The easiest way to test the error handling is to make assertions about the world and see what the system says. It will always return the error generated as part of “No, that isn’t true: …[error here]”. Note that many of the problems you’ll see when doing this are not failures of the error handling approach described here, but are just poor implementations of the logic.

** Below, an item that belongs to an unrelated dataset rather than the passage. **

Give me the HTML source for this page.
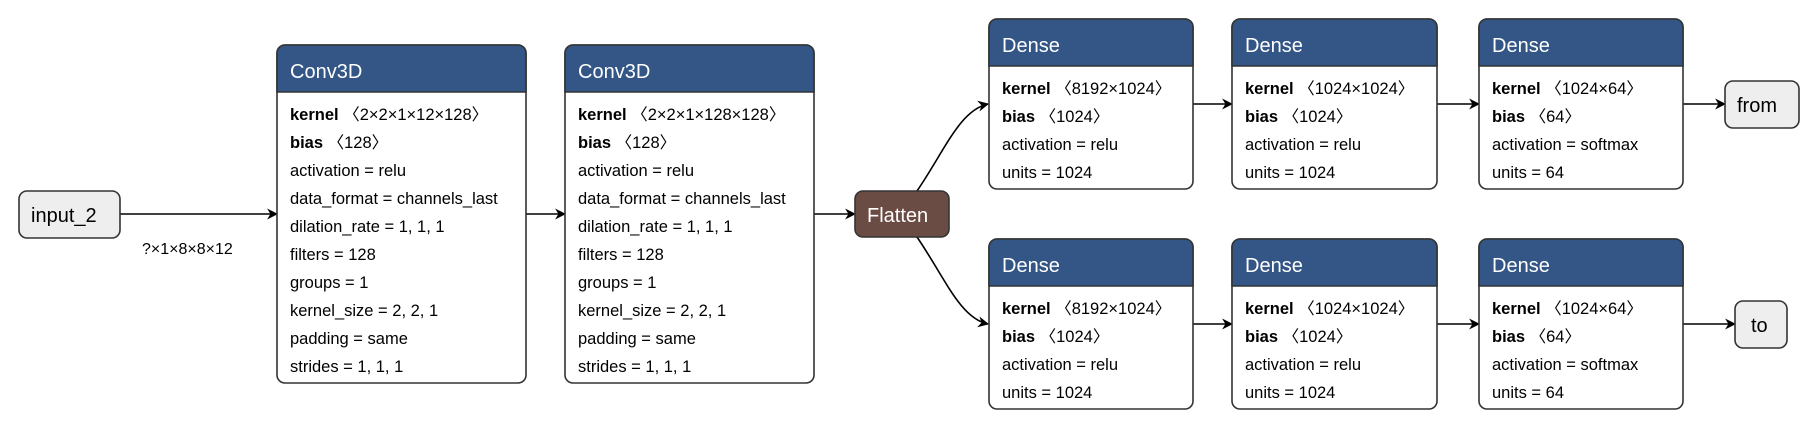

Some examples of things I’d like to fix:
User: The diamond is part of a safe. Lexi: No, that isn't true: a diamond is not a part [It should say "...part of a safe" but we don't dig into the provenence deep enough to see that the instance is also modified by `_safe_n`] User: There is an entrance cave. Lexi: No, that isn't true: There aren't any cave. [Another example of not checking the provenance of the data deeply enough. Knows the failure variable came from `_cave_n` but doesn't work back through `compound` and `_entrance_n`] User: [From the green cave] You are in this safe. Lexi: No, that isn't true: I don't know what is in a safe [In the green cave, "this safe" is locked and she doesn't know what is in it, so she says that. This fails because of how I've implemented hiding of things she doesn't know...And because the conceptual leap that she knows she's not in it without looking is not implemented either...] User: [From the diamond cave] You are in this safe. Lexi: No, that isn't true: I is not in a safe. [In the diamond cave, "this safe" is unlocked and open and she gives a reasonable if grammatically incorrect, answer.]